begin INFORMATION SHOWN

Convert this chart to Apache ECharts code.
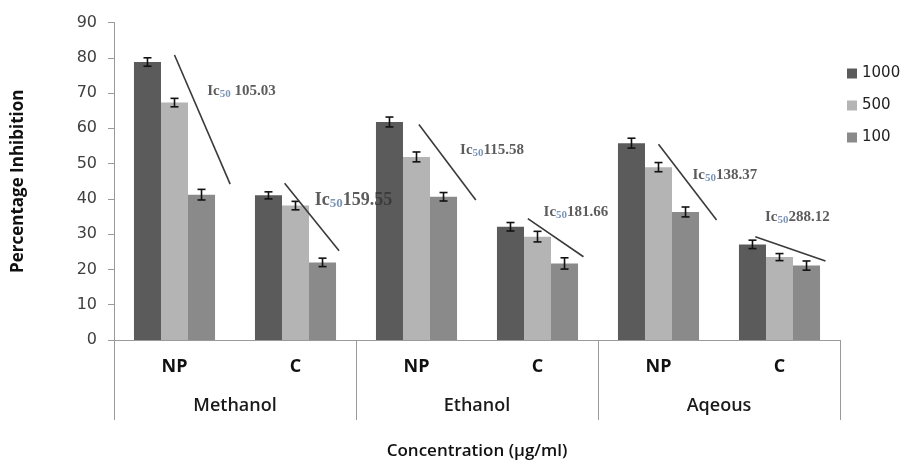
<!DOCTYPE html>
<html><head><meta charset="utf-8">
<script src="https://cdn.jsdelivr.net/npm/echarts@6/dist/echarts.min.js"></script>
<style>html,body{margin:0;padding:0;background:#fff}#c{width:908px;height:467px}</style>
</head><body><div id="c"></div>
<script>
const categories = ['NP','C','NP','C','NP','C'];
const groups = ['Methanol','Ethanol','Aqeous'];
const seriesNames = ['1000','500','100'];
const v1000 = [78.8, 41.0, 61.8, 32.1, 55.8, 27.1];
const v500  = [67.3, 38.1, 51.9, 29.3, 49.0, 23.5];
const v100  = [41.2, 22.0, 40.6, 21.7, 36.3, 21.1];
const e1000 = [1.2, 1.0, 1.4, 1.2, 1.4, 1.2];
const e500  = [1.2, 1.2, 1.4, 1.5, 1.3, 1.0];
const e100  = [1.5, 1.2, 1.2, 1.6, 1.4, 1.3];
const yTicks = [0,10,20,30,40,50,60,70,80,90];
// trend lines (x in category units, y in %)
const trendLines = [
  [[0.50,80.8],[0.96,44.2]],
  [[1.41,44.4],[1.86,25.3]],
  [[2.52,61.1],[2.99,39.7]],
  [[3.42,34.4],[3.88,23.6]],
  [[4.50,55.5],[4.98,34.0]],
  [[5.30,29.3],[5.88,22.4]]
];
const icValues = [' 105.03','159.55','115.58','181.66','138.37','288.12'];
const icPos = [[0.77,70.6],[1.66,39.7],[2.86,53.9],[3.55,36.3],[4.78,46.8],[5.38,34.9]];
const icSizes = [15,18,15,15,15,15];

const colors = ['#5b5b5b','#b4b4b4','#8a8a8a'];
const values = [v1000, v500, v100];
const errs = [e1000, e500, e100];

const chart = echarts.init(document.getElementById('c'));
const series = [];
seriesNames.forEach((n,i)=>{
  series.push({name:n,type:'bar',xAxisIndex:0,data:values[i],barGap:'0%',barCategoryGap:'33%',
    itemStyle:{color:colors[i]},z:2});
});
seriesNames.forEach((n,i)=>{
  series.push({type:'custom',xAxisIndex:0,z:5,silent:true,
    data: values[i].map((v,j)=>[j,v,errs[i][j]]),
    renderItem:function(params,api){
      const cat=api.value(0), v=api.value(1), e=api.value(2);
      const band=api.size([1,0])[0];
      const bw=band*(1-0.33)/3;
      const c=api.coord([cat,v]);
      const x=c[0]+(i-1)*bw;
      const yT=api.coord([cat,v+e])[1], yB=api.coord([cat,v-e])[1];
      const st={stroke:'#111',lineWidth:1.6};
      return {type:'group',children:[
        {type:'line',shape:{x1:x,y1:yT,x2:x,y2:yB},style:st},
        {type:'line',shape:{x1:x-4,y1:yT,x2:x+4,y2:yT},style:st},
        {type:'line',shape:{x1:x-4,y1:yB,x2:x+4,y2:yB},style:st}
      ]};
    }});
});
trendLines.forEach(l=>{
  series.push({type:'line',xAxisIndex:2,data:l,symbol:'none',silent:true,z:6,
    lineStyle:{color:'#3a3a3a',width:1.6}});
});
series.push({type:'scatter',xAxisIndex:2,symbolSize:0,silent:true,z:7,
  data: icPos.map((p,k)=>({value:p,
    label:{show:true,position:'right',distance:0,
      formatter:'{a|Ic}{s|50}{a|'+icValues[k]+'}',
      rich:{a:{fontFamily:'Liberation Serif',fontWeight:'bold',fontSize:icSizes[k],color:'#333'},
            s:{fontFamily:'Liberation Serif',fontWeight:'bold',fontSize:Math.round(icSizes[k]*0.7),color:'#5a7aa8',verticalAlign:'bottom',padding:[Math.round(icSizes[k]*0.45),0,0,0]}}}}))
});

chart.setOption({
  animation:false,
  grid:{left:114,right:68,top:22.5,bottom:127,containLabel:false},
  legend:{data:seriesNames,orient:'vertical',left:842,top:61,itemWidth:10,itemHeight:10,itemGap:17,icon:'rect',
    textStyle:{fontFamily:'DejaVu Sans',fontSize:15,color:'#222'}},
  xAxis:[
    {type:'category',data:categories,position:'bottom',
      axisLine:{show:true,lineStyle:{color:'#9a9a9a',width:1}},axisTick:{show:false},
      axisLabel:{margin:18,fontFamily:'Open Sans',fontWeight:'bold',fontSize:18,color:'#111'},
      name:'Concentration (µg/ml)',nameLocation:'middle',nameGap:103,
      nameTextStyle:{fontFamily:'Open Sans',fontWeight:600,fontSize:17,color:'#111'}},
    {type:'category',data:groups,position:'bottom',
      axisLine:{show:false},axisTick:{show:true,length:80,inside:false,lineStyle:{color:'#9a9a9a'}},
      axisLabel:{margin:57,fontFamily:'Open Sans',fontWeight:600,fontSize:18,color:'#1a1a1a'}},
    {type:'value',min:0,max:6,show:false}
  ],
  yAxis:{type:'value',min:0,max:90,interval:10,
    axisLine:{show:true,lineStyle:{color:'#9a9a9a'}},axisTick:{show:true,length:6,lineStyle:{color:'#9a9a9a'}},
    splitLine:{show:false},
    axisLabel:{margin:17,fontFamily:'DejaVu Sans',fontSize:16,color:'#404040',
      formatter:v=>yTicks.includes(v)?String(v):''},
    name:'Percentage Inhibition',nameLocation:'middle',nameGap:87,
    nameTextStyle:{fontFamily:'Open Sans',fontWeight:'bold',fontSize:17,color:'#111'}},
  series:series
});
</script></body></html>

end INFORMATION SHOWN

▶ OBJECTIVE
Repeat the material exactly as it reads, without any of its pictures.

▶ FULL OUTPUT
Convert this chart to Apache ECharts code.
<!DOCTYPE html>
<html><head><meta charset="utf-8">
<script src="https://cdn.jsdelivr.net/npm/echarts@6/dist/echarts.min.js"></script>
<style>html,body{margin:0;padding:0;background:#fff}#c{width:908px;height:467px}</style>
</head><body><div id="c"></div>
<script>
const categories = ['NP','C','NP','C','NP','C'];
const groups = ['Methanol','Ethanol','Aqeous'];
const seriesNames = ['1000','500','100'];
const v1000 = [78.8, 41.0, 61.8, 32.1, 55.8, 27.1];
const v500  = [67.3, 38.1, 51.9, 29.3, 49.0, 23.5];
const v100  = [41.2, 22.0, 40.6, 21.7, 36.3, 21.1];
const e1000 = [1.2, 1.0, 1.4, 1.2, 1.4, 1.2];
const e500  = [1.2, 1.2, 1.4, 1.5, 1.3, 1.0];
const e100  = [1.5, 1.2, 1.2, 1.6, 1.4, 1.3];
const yTicks = [0,10,20,30,40,50,60,70,80,90];
// trend lines (x in category units, y in %)
const trendLines = [
  [[0.50,80.8],[0.96,44.2]],
  [[1.41,44.4],[1.86,25.3]],
  [[2.52,61.1],[2.99,39.7]],
  [[3.42,34.4],[3.88,23.6]],
  [[4.50,55.5],[4.98,34.0]],
  [[5.30,29.3],[5.88,22.4]]
];
const icValues = [' 105.03','159.55','115.58','181.66','138.37','288.12'];
const icPos = [[0.77,70.6],[1.66,39.7],[2.86,53.9],[3.55,36.3],[4.78,46.8],[5.38,34.9]];
const icSizes = [15,18,15,15,15,15];

const colors = ['#5b5b5b','#b4b4b4','#8a8a8a'];
const values = [v1000, v500, v100];
const errs = [e1000, e500, e100];

const chart = echarts.init(document.getElementById('c'));
const series = [];
seriesNames.forEach((n,i)=>{
  series.push({name:n,type:'bar',xAxisIndex:0,data:values[i],barGap:'0%',barCategoryGap:'33%',
    itemStyle:{color:colors[i]},z:2});
});
seriesNames.forEach((n,i)=>{
  series.push({type:'custom',xAxisIndex:0,z:5,silent:true,
    data: values[i].map((v,j)=>[j,v,errs[i][j]]),
    renderItem:function(params,api){
      const cat=api.value(0), v=api.value(1), e=api.value(2);
      const band=api.size([1,0])[0];
      const bw=band*(1-0.33)/3;
      const c=api.coord([cat,v]);
      const x=c[0]+(i-1)*bw;
      const yT=api.coord([cat,v+e])[1], yB=api.coord([cat,v-e])[1];
      const st={stroke:'#111',lineWidth:1.6};
      return {type:'group',children:[
        {type:'line',shape:{x1:x,y1:yT,x2:x,y2:yB},style:st},
        {type:'line',shape:{x1:x-4,y1:yT,x2:x+4,y2:yT},style:st},
        {type:'line',shape:{x1:x-4,y1:yB,x2:x+4,y2:yB},style:st}
      ]};
    }});
});
trendLines.forEach(l=>{
  series.push({type:'line',xAxisIndex:2,data:l,symbol:'none',silent:true,z:6,
    lineStyle:{color:'#3a3a3a',width:1.6}});
});
series.push({type:'scatter',xAxisIndex:2,symbolSize:0,silent:true,z:7,
  data: icPos.map((p,k)=>({value:p,
    label:{show:true,position:'right',distance:0,
      formatter:'{a|Ic}{s|50}{a|'+icValues[k]+'}',
      rich:{a:{fontFamily:'Liberation Serif',fontWeight:'bold',fontSize:icSizes[k],color:'#333'},
            s:{fontFamily:'Liberation Serif',fontWeight:'bold',fontSize:Math.round(icSizes[k]*0.7),color:'#5a7aa8',verticalAlign:'bottom',padding:[Math.round(icSizes[k]*0.45),0,0,0]}}}}))
});

chart.setOption({
  animation:false,
  grid:{left:114,right:68,top:22.5,bottom:127,containLabel:false},
  legend:{data:seriesNames,orient:'vertical',left:842,top:61,itemWidth:10,itemHeight:10,itemGap:17,icon:'rect',
    textStyle:{fontFamily:'DejaVu Sans',fontSize:15,color:'#222'}},
  xAxis:[
    {type:'category',data:categories,position:'bottom',
      axisLine:{show:true,lineStyle:{color:'#9a9a9a',width:1}},axisTick:{show:false},
      axisLabel:{margin:18,fontFamily:'Open Sans',fontWeight:'bold',fontSize:18,color:'#111'},
      name:'Concentration (µg/ml)',nameLocation:'middle',nameGap:103,
      nameTextStyle:{fontFamily:'Open Sans',fontWeight:600,fontSize:17,color:'#111'}},
    {type:'category',data:groups,position:'bottom',
      axisLine:{show:false},axisTick:{show:true,length:80,inside:false,lineStyle:{color:'#9a9a9a'}},
      axisLabel:{margin:57,fontFamily:'Open Sans',fontWeight:600,fontSize:18,color:'#1a1a1a'}},
    {type:'value',min:0,max:6,show:false}
  ],
  yAxis:{type:'value',min:0,max:90,interval:10,
    axisLine:{show:true,lineStyle:{color:'#9a9a9a'}},axisTick:{show:true,length:6,lineStyle:{color:'#9a9a9a'}},
    splitLine:{show:false},
    axisLabel:{margin:17,fontFamily:'DejaVu Sans',fontSize:16,color:'#404040',
      formatter:v=>yTicks.includes(v)?String(v):''},
    name:'Percentage Inhibition',nameLocation:'middle',nameGap:87,
    nameTextStyle:{fontFamily:'Open Sans',fontWeight:'bold',fontSize:17,color:'#111'}},
  series:series
});
</script></body></html>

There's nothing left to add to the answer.